The Smart, Humane, and [Truly] Orderly Solution

A smart, humane, and orderly process requires:

  • A major infusion of resources to swiftly hear and review many more asylum claims at border checkpoints, not just 40-100 per day.
  • Parole into the U.S. and monitoring with alternatives to detention programs for those with credible fears of persecution.
  • Increased immigration judges to hear asylum claims so cases can be heard within a reasonable period of time within a fair asylum determination process that protects those needing it and ensures the integrity of our immigration system.
  • The U.S. working together with humanitarian aid organizations to immediately address the humanitarian crisis at the border.
  • A long-term approach to address the root causes of migration by supporting public safety and sustainable economic development efforts by governments and NGOs in Honduras, El Salvador and Guatemala.
  • The U.S., working with UNHCR, to develop a regional refugee response that includes refugee resettlement to the U.S., Canada, Costa Rica, and other Latin American nations.   

Ur Jaddou, Director of DHS Watch and former USCIS Chief Counsel, said:  “Trump has not hesitated to spend millions of dollars to militarize the border, continues to insist on a multi-billion dollar wall between border checkpoints, and has used resources to develop and defend radical and unlawful policies and regulations to slow legal immigration and drastically limit long-existing programs that protect people from persecution.  He has done the exact opposite of what is needed to address root causes of migration and to process refugee claims in the region rather than at the border. Meanwhile, thousands of Central Americans in search of protection and a better life are languishing in ‘fetid misery’ at official border checkpoints waiting for a handful of slots — just 40-100 per day — to have their requests for protection heard.  It is time for the Trump administration to embrace real solutions for an orderly process, not just empty rhetoric backed by policies and actions that clearly contradict the rhetoric.”

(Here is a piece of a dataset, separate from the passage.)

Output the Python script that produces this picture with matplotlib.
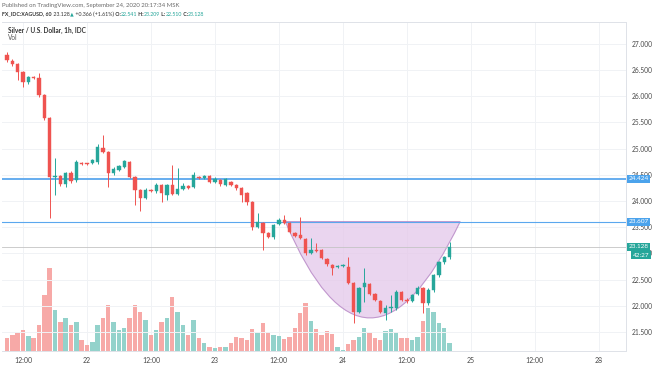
import matplotlib
matplotlib.use("Agg")
import matplotlib.pyplot as plt
import numpy as np
import pandas as pd
from matplotlib.path import Path
from matplotlib.patches import PathPatch
import matplotlib.transforms as mtransforms

plt.rcParams['font.family'] = ['Lato', 'DejaVu Sans']

# ---------------- data (hourly XAGUSD, MSK) ----------------
start_time = "2020-09-21 09:00"
opens = [26.79, 26.67, 26.61, 26.46, 26.27, 26.37, 26.35, 26.02, 25.58, 24.46,
         24.48, 24.33, 24.53, 24.40, 24.73, 24.71, 24.73, 24.74, 25.01, 24.94,
         24.53, 24.59, 24.65, 24.74, 24.46, 24.21, 24.06, 24.21, 24.19, 24.31,
         24.12, 24.31, 24.13, 24.23, 24.29, 24.27, 24.46, 24.44, 24.48, 24.36,
         24.40, 24.31, 24.36, 24.31, 24.25, 24.15, 23.98, 23.50, 23.58, 23.39,
         23.31, 23.56, 23.64, 23.58, 23.39, 23.35, 23.28, 23.01, 23.07, 23.07,
         22.89, 22.78, 22.74, 22.76, 22.74, 22.44, 21.88, 22.36, 22.42, 22.23,
         22.09, 21.86, 21.96, 21.96, 22.26, 22.11, 22.09, 22.23, 22.34, 22.05,
         22.30, 22.58, 22.84, 22.93]
highs = [26.84, 26.71, 26.63, 26.48, 26.39, 26.39, 26.44, 26.04, 25.60, 24.82,
         24.50, 24.55, 24.57, 24.78, 24.74, 24.73, 24.80, 25.09, 25.26, 24.96,
         24.65, 24.69, 24.78, 24.76, 24.48, 24.23, 24.25, 24.23, 24.34, 24.33,
         24.33, 24.69, 24.63, 24.34, 24.31, 24.55, 24.48, 24.50, 24.50, 24.46,
         24.42, 24.44, 24.38, 24.33, 24.27, 24.17, 24.00, 23.77, 23.60, 23.41,
         23.56, 23.68, 23.73, 23.60, 23.41, 23.70, 23.29, 23.29, 23.20, 23.09,
         22.91, 22.80, 22.78, 22.80, 22.93, 22.46, 22.36, 22.72, 22.44, 22.25,
         22.11, 22.02, 22.21, 22.30, 22.28, 22.15, 22.23, 22.38, 22.36, 22.34,
         22.60, 22.86, 22.95, 23.209]
lows = [26.65, 26.58, 26.31, 26.18, 26.23, 26.33, 25.99, 25.55, 23.68, 24.12,
        24.29, 24.27, 24.34, 24.36, 24.69, 24.69, 24.71, 24.71, 24.92, 24.27,
        24.50, 24.57, 24.63, 24.44, 23.92, 23.81, 24.04, 24.17, 24.15, 23.98,
        24.02, 24.12, 24.12, 24.21, 24.23, 24.25, 24.42, 24.42, 24.34, 24.34,
        24.29, 24.29, 24.29, 24.21, 23.98, 23.92, 23.45, 23.48, 23.07, 23.29,
        23.28, 23.54, 23.56, 23.39, 23.31, 23.28, 22.97, 22.99, 23.03, 22.89,
        22.76, 22.59, 22.72, 22.74, 22.42, 21.67, 21.86, 22.07, 22.21, 22.09,
        21.86, 21.73, 21.88, 21.92, 22.09, 22.05, 22.07, 22.21, 21.86, 22.02,
        22.26, 22.55, 22.80, 22.90]
closes = [26.69, 26.61, 26.46, 26.27, 26.37, 26.35, 26.02, 25.58, 24.46, 24.48,
          24.33, 24.53, 24.38, 24.74, 24.71, 24.70, 24.78, 25.03, 24.94, 24.53,
          24.61, 24.67, 24.76, 24.46, 24.21, 24.06, 24.21, 24.19, 24.31, 24.15,
          24.31, 24.13, 24.23, 24.29, 24.25, 24.50, 24.44, 24.48, 24.36, 24.42,
          24.33, 24.42, 24.31, 24.25, 24.12, 23.98, 23.50, 23.60, 23.39, 23.31,
          23.54, 23.64, 23.58, 23.41, 23.33, 23.29, 23.01, 23.07, 23.05, 22.91,
          22.80, 22.72, 22.76, 22.78, 22.44, 21.88, 22.34, 22.44, 22.23, 22.11,
          21.88, 21.96, 21.98, 22.26, 22.11, 22.09, 22.21, 22.34, 22.05, 22.30,
          22.58, 22.84, 22.93, 23.128]
volume = [13, 16, 18, 21, 15, 13, 26, 56, 83, 41,
          29, 33, 26, 29, 11, 6, 9, 26, 33, 46,
          29, 21, 23, 33, 46, 39, 31, 16, 21, 29,
          33, 54, 39, 26, 16, 31, 13, 8, 4, 3,
          4, 4, 8, 14, 13, 11, 22, 18, 28, 19,
          16, 15, 12, 14, 23, 38, 48, 30, 22, 16,
          20, 17, 4, 1, 7, 11, 14, 23, 18, 13,
          11, 20, 22, 19, 13, 13, 11, 14, 30, 43,
          39, 28, 23, 8]

price_ticks = [21.5, 22.0, 22.5, 23.0, 23.5, 24.0, 24.5, 25.0, 25.5, 26.0, 26.5, 27.0]
time_tick_times = ["2020-09-21 12:00", "2020-09-22 00:00", "2020-09-22 12:00",
                   "2020-09-23 00:00", "2020-09-23 12:00", "2020-09-24 00:00",
                   "2020-09-24 12:00", "2020-09-25 00:00", "2020-09-25 12:00",
                   "2020-09-28 00:00"]
time_tick_labels = ["12:00", "22", "12:00", "23", "12:00", "24", "12:00", "25", "12:00", "28"]
weekend_start, weekend_hours = "2020-09-26 00:00", 48

level_upper = 24.424
level_lower = 23.607
last_price = 23.128
countdown = "42:27"
# cup drawing anchors (bar index, price)
cup_left = (52.2, 23.607)
cup_ctrl = (67.6, 19.93)
cup_right = (85.0, 23.607)

header1 = "Published on TradingView.com, September 24, 2020 20:17:34 MSK"
header2 = [("FX_IDC:XAGUSD, 60", "#333333", "bold"), (" 23.128", "#333333", "normal"),
           (" ▲", "#26a69a", "normal"), (" +0.366 (+1.61%)", "#333333", "normal"),
           (" O:", "#333333", "bold"), ("22.541", "#26a69a", "normal"),
           (" H:", "#333333", "bold"), ("23.209", "#26a69a", "normal"),
           (" L:", "#333333", "bold"), ("22.510", "#26a69a", "normal"),
           (" C:", "#333333", "bold"), ("23.128", "#26a69a", "normal")]
legend1 = "Silver / U.S. Dollar, 1h, IDC"
legend2 = "Vol"

# ---------------- helpers ----------------
t0 = pd.Timestamp(start_time)


def bar_pos(ts):
    ts = pd.Timestamp(ts)
    h = (ts - t0) / pd.Timedelta(hours=1)
    if ts >= pd.Timestamp(weekend_start):
        h -= weekend_hours
    return h


UP, DOWN = "#26a69a", "#ef5350"
VUP, VDOWN = "#93d2cb", "#f7a9a7"

o = np.array(opens); c = np.array(closes); hi = np.array(highs); lo = np.array(lows)
idx = np.arange(len(o))
up = c >= o
col = np.where(up, UP, DOWN)
vcol = np.where(up, VUP, VDOWN)

W, H = 654, 366
fig = plt.figure(figsize=(W / 100, H / 100), dpi=100)
fig.patch.set_facecolor("white")
rect = [2 / W, 15 / H, 624 / W, 329 / H]

axv = fig.add_axes(rect)
axv.set_zorder(1)
ax = fig.add_axes(rect, sharex=axv)
ax.set_zorder(2)
ax.patch.set_visible(False)

# volume
axv.bar(idx, volume, width=0.82, color=vcol, linewidth=0)
axv.set_ylim(0, 329)
axv.set_yticks([])
axv.tick_params(axis="x", length=0, pad=4, labelsize=5, colors="#4a4a4a")
for s in axv.spines.values():
    s.set_visible(False)

ax.set_xlim(-0.94, 116.1)
ax.set_ylim(21.138, 27.416)

# grid
tick_pos = [bar_pos(t) for t in time_tick_times]
for p in tick_pos:
    axv.axvline(p, color="#f0f2f5", lw=0.7, zorder=0)
for p in price_ticks:
    ax.axhline(p, color="#f0f2f5", lw=0.7, zorder=0)

# cup
verts = [cup_left, cup_ctrl, cup_right, cup_left]
codes = [Path.MOVETO, Path.CURVE3, Path.CURVE3, Path.LINETO]
ax.add_patch(PathPatch(Path(verts, codes), facecolor="#e4c8ea", alpha=0.75,
                       edgecolor="#b07cc0", lw=0.8, zorder=1))

# horizontal levels
ax.axhline(level_upper, color="#5aa7ee", lw=1.3, zorder=2)
ax.axhline(level_lower, color="#5aa7ee", lw=0.8, zorder=2)
ax.axhline(last_price, color="#c4c4c4", lw=0.6, zorder=2)

# candles
ax.vlines(idx, lo, hi, colors=col, lw=0.7, zorder=3)
body = np.where(np.abs(c - o) < 0.015, 0.015, c - o)
ax.bar(idx, body, bottom=o, width=0.62, color=col, edgecolor=col, lw=0.3, zorder=4)

# axes styling
ax.yaxis.tick_right()
ax.set_yticks(price_ticks)
ax.set_yticklabels([f"{p:.3f}" for p in price_ticks])
ax.tick_params(axis="y", length=0, pad=4, labelsize=4.8, colors="#4a4a4a")
ax.tick_params(axis="x", labelbottom=False, length=0)
axv.set_xticks(tick_pos)
axv.set_xticklabels(time_tick_labels)
for name, s in ax.spines.items():
    s.set_color("#dfe2e8")
    s.set_linewidth(0.7)
ax.spines["left"].set_visible(False)

# price boxes on scale
trans = mtransforms.blended_transform_factory(ax.transAxes, ax.transData)
box = dict(boxstyle="square,pad=0.22", lw=0)
for val, fc in [(level_upper, "#4ba3ec"), (level_lower, "#4ba3ec"), (last_price, "#26a69a")]:
    ax.text(1.004, val, f"{val:.3f}", transform=trans, ha="left", va="center",
            fontsize=4.6, color="white", bbox=dict(box, fc=fc), zorder=10, clip_on=False)
ax.annotate(countdown, xy=(1.011, last_price), xycoords=trans, xytext=(0, -6.0),
            textcoords="offset points", ha="left", va="center", fontsize=4.6, color="white",
            bbox=dict(box, fc="#26a69a"), zorder=10, annotation_clip=False)

# legend inside pane
ax.text(6 / 624, 1 - 8 / 329, legend1, transform=ax.transAxes, fontsize=4.7,
        fontweight="bold", color="#333333", va="center", ha="left")
ax.text(6 / 624, 1 - 16 / 329, legend2, transform=ax.transAxes, fontsize=4.7,
        color="#555555", va="center", ha="left")

# header
fig.text(2 / W, 1 - 5 / H, header1, fontsize=4.3, color="#6a6a6a", va="center", ha="left")
prev = fig.text(2 / W, 1 - 14 / H, header2[0][0], color=header2[0][1], fontweight=header2[0][2],
                fontsize=3.8, va="center", ha="left")
for s, cc, wt in header2[1:]:
    prev = ax.annotate(s, xy=(1, 0.5), xycoords=prev, xytext=(0, 0),
                       textcoords="offset points", va="center", ha="left",
                       fontsize=3.3 if s == " ▲" else 3.8, color=cc, fontweight=wt,
                       annotation_clip=False)

fig.savefig("out.png", dpi=100, facecolor="white")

David Leopold, Counsel to DHS Watch, Chair of Immigration at Ulmer & Berne and former President of the American Immigration Lawyers Association, said:  “The law is clear: families fleeing horrific violence in Central America have the right to apply for asylum in the U.S.  Instead the Trump administration has concocted a recipe of legal restrictions designed to prevent people from applying for asylum at the ports of entry and, effectively, force them to choose between living it fetid squalor in Tijuana or embarking on a dangerous, life threatening attempt to enter between border checkpoints.  The law says that the asylum process should be safe, orderly and fair. But the Trump administration has created an asylum process fraught with malodorous chaos.”